*EXTRACTED INFORMATION*

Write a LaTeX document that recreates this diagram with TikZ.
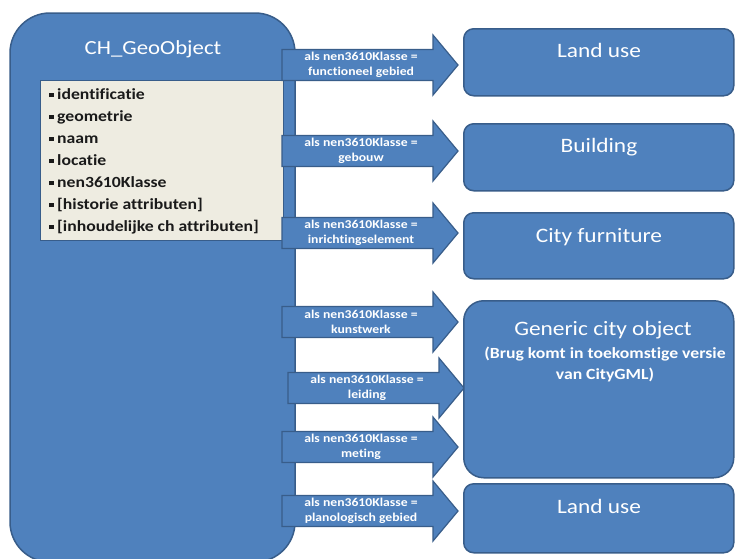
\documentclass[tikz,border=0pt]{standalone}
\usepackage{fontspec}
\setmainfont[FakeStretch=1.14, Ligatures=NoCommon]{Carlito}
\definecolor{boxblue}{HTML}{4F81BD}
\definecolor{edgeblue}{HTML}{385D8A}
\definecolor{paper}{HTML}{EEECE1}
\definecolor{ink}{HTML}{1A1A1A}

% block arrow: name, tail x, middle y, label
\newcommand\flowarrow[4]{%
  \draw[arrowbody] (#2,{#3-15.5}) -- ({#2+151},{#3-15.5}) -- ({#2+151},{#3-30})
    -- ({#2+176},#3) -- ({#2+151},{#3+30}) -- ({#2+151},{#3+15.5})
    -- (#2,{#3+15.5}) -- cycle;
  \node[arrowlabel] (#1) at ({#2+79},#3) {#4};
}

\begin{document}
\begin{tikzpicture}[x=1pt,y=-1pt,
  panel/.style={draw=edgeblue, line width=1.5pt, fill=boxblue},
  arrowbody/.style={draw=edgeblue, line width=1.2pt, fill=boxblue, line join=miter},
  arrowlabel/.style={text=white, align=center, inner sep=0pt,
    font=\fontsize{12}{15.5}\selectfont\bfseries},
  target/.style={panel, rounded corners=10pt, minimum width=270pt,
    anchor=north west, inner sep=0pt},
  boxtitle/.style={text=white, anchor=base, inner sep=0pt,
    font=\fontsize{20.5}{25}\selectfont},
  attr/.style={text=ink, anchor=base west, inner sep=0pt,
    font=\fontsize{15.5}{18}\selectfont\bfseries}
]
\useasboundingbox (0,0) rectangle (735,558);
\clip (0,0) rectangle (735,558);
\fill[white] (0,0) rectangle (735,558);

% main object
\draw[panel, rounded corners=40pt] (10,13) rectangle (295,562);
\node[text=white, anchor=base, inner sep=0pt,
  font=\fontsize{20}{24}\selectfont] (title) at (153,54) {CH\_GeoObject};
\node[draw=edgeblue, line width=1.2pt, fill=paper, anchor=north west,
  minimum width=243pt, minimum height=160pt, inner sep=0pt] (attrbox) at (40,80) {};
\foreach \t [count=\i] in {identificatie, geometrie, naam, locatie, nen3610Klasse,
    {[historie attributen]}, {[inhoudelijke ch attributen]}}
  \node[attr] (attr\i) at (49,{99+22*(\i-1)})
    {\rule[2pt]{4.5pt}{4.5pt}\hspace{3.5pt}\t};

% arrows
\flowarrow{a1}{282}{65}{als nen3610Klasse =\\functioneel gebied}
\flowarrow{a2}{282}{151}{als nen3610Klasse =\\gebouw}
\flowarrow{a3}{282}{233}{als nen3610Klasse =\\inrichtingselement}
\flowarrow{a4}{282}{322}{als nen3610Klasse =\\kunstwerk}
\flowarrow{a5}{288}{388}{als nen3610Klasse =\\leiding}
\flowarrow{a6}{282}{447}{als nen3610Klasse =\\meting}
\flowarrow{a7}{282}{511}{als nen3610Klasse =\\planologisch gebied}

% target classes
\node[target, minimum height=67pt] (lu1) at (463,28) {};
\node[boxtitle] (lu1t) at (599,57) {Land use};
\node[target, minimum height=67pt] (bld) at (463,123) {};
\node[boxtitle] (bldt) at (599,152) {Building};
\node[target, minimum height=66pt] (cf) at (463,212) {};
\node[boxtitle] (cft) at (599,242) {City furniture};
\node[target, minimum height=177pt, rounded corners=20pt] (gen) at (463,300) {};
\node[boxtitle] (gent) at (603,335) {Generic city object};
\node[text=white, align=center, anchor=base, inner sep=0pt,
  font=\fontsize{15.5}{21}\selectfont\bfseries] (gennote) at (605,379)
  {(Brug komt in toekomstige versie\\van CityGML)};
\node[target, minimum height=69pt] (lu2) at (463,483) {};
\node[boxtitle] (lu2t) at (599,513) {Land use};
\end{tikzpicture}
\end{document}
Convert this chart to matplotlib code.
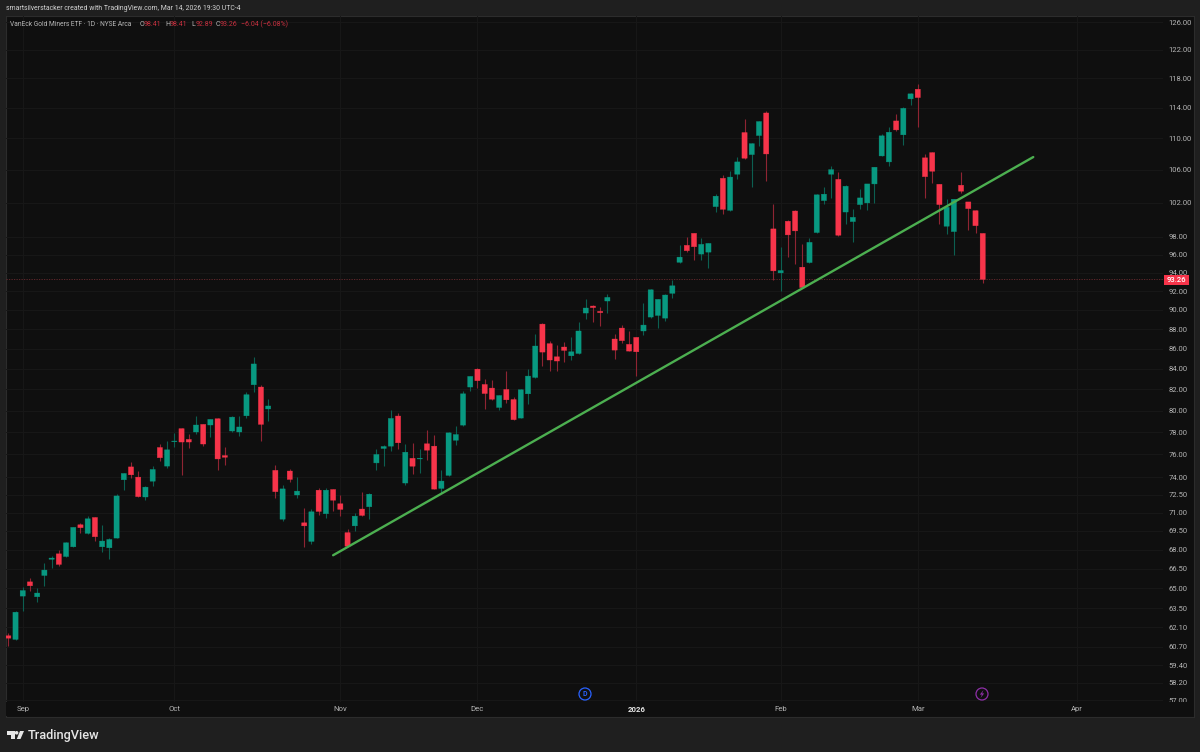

*PROBLEM*
Write out the listing word for word, omitting the pictures it holds.

*RESULT OF THE EXERCISE*
Write a LaTeX document that recreates this diagram with TikZ.
\documentclass[tikz,border=0pt]{standalone}
\usepackage{fontspec}
\setmainfont[FakeStretch=1.14, Ligatures=NoCommon]{Carlito}
\definecolor{boxblue}{HTML}{4F81BD}
\definecolor{edgeblue}{HTML}{385D8A}
\definecolor{paper}{HTML}{EEECE1}
\definecolor{ink}{HTML}{1A1A1A}

% block arrow: name, tail x, middle y, label
\newcommand\flowarrow[4]{%
  \draw[arrowbody] (#2,{#3-15.5}) -- ({#2+151},{#3-15.5}) -- ({#2+151},{#3-30})
    -- ({#2+176},#3) -- ({#2+151},{#3+30}) -- ({#2+151},{#3+15.5})
    -- (#2,{#3+15.5}) -- cycle;
  \node[arrowlabel] (#1) at ({#2+79},#3) {#4};
}

\begin{document}
\begin{tikzpicture}[x=1pt,y=-1pt,
  panel/.style={draw=edgeblue, line width=1.5pt, fill=boxblue},
  arrowbody/.style={draw=edgeblue, line width=1.2pt, fill=boxblue, line join=miter},
  arrowlabel/.style={text=white, align=center, inner sep=0pt,
    font=\fontsize{12}{15.5}\selectfont\bfseries},
  target/.style={panel, rounded corners=10pt, minimum width=270pt,
    anchor=north west, inner sep=0pt},
  boxtitle/.style={text=white, anchor=base, inner sep=0pt,
    font=\fontsize{20.5}{25}\selectfont},
  attr/.style={text=ink, anchor=base west, inner sep=0pt,
    font=\fontsize{15.5}{18}\selectfont\bfseries}
]
\useasboundingbox (0,0) rectangle (735,558);
\clip (0,0) rectangle (735,558);
\fill[white] (0,0) rectangle (735,558);

% main object
\draw[panel, rounded corners=40pt] (10,13) rectangle (295,562);
\node[text=white, anchor=base, inner sep=0pt,
  font=\fontsize{20}{24}\selectfont] (title) at (153,54) {CH\_GeoObject};
\node[draw=edgeblue, line width=1.2pt, fill=paper, anchor=north west,
  minimum width=243pt, minimum height=160pt, inner sep=0pt] (attrbox) at (40,80) {};
\foreach \t [count=\i] in {identificatie, geometrie, naam, locatie, nen3610Klasse,
    {[historie attributen]}, {[inhoudelijke ch attributen]}}
  \node[attr] (attr\i) at (49,{99+22*(\i-1)})
    {\rule[2pt]{4.5pt}{4.5pt}\hspace{3.5pt}\t};

% arrows
\flowarrow{a1}{282}{65}{als nen3610Klasse =\\functioneel gebied}
\flowarrow{a2}{282}{151}{als nen3610Klasse =\\gebouw}
\flowarrow{a3}{282}{233}{als nen3610Klasse =\\inrichtingselement}
\flowarrow{a4}{282}{322}{als nen3610Klasse =\\kunstwerk}
\flowarrow{a5}{288}{388}{als nen3610Klasse =\\leiding}
\flowarrow{a6}{282}{447}{als nen3610Klasse =\\meting}
\flowarrow{a7}{282}{511}{als nen3610Klasse =\\planologisch gebied}

% target classes
\node[target, minimum height=67pt] (lu1) at (463,28) {};
\node[boxtitle] (lu1t) at (599,57) {Land use};
\node[target, minimum height=67pt] (bld) at (463,123) {};
\node[boxtitle] (bldt) at (599,152) {Building};
\node[target, minimum height=66pt] (cf) at (463,212) {};
\node[boxtitle] (cft) at (599,242) {City furniture};
\node[target, minimum height=177pt, rounded corners=20pt] (gen) at (463,300) {};
\node[boxtitle] (gent) at (603,335) {Generic city object};
\node[text=white, align=center, anchor=base, inner sep=0pt,
  font=\fontsize{15.5}{21}\selectfont\bfseries] (gennote) at (605,379)
  {(Brug komt in toekomstige versie\\van CityGML)};
\node[target, minimum height=69pt] (lu2) at (463,483) {};
\node[boxtitle] (lu2t) at (599,513) {Land use};
\end{tikzpicture}
\end{document}
Convert this chart to matplotlib code.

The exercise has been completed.